Question

An electron is moving in a circular orbit of radius R with an angular acceleration $\alpha$. At the centre of the orbit is kept a conducting loop of radius r, (r <<R). The e.m.f induced in the smaller loop due to the motion of the electron is

Answer 1

$\frac{\mu_0 e r^2 \alpha}{4R}$

Answer 2

The electron's circular motion with angular acceleration implies a changing angular velocity, which in turn means a changing current. This changing current produces a changing magnetic field at the center of the orbit.
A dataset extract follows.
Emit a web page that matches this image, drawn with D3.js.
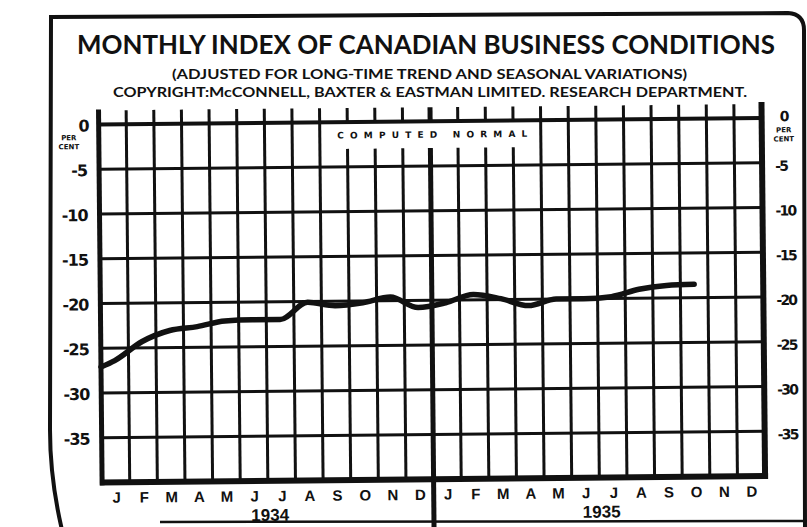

According to Faraday's law, a changing magnetic flux through the small conducting loop placed at the center induces an electromotive force (e.m.f.). The current due to the electron is $I = \frac{e\omega}{2\pi}$. The magnetic field at the center is $B = \frac{\mu_0 I}{2R} = \frac{\mu_0 e \omega}{4\pi R}$. The magnetic flux through the small loop of radius r is $\Phi_B = B \cdot (\pi r^2) = \frac{\mu_0 e \omega r^2}{4R}$. The induced e.m.f. is $\mathcal{E} = -\frac{d\Phi_B}{dt} = -\frac{\mu_0 e r^2}{4R} \frac{d\omega}{dt}$. Since $\alpha = \frac{d\omega}{dt}$, the induced e.m.f. is $\mathcal{E} = -\frac{\mu_0 e r^2 \alpha}{4R}$.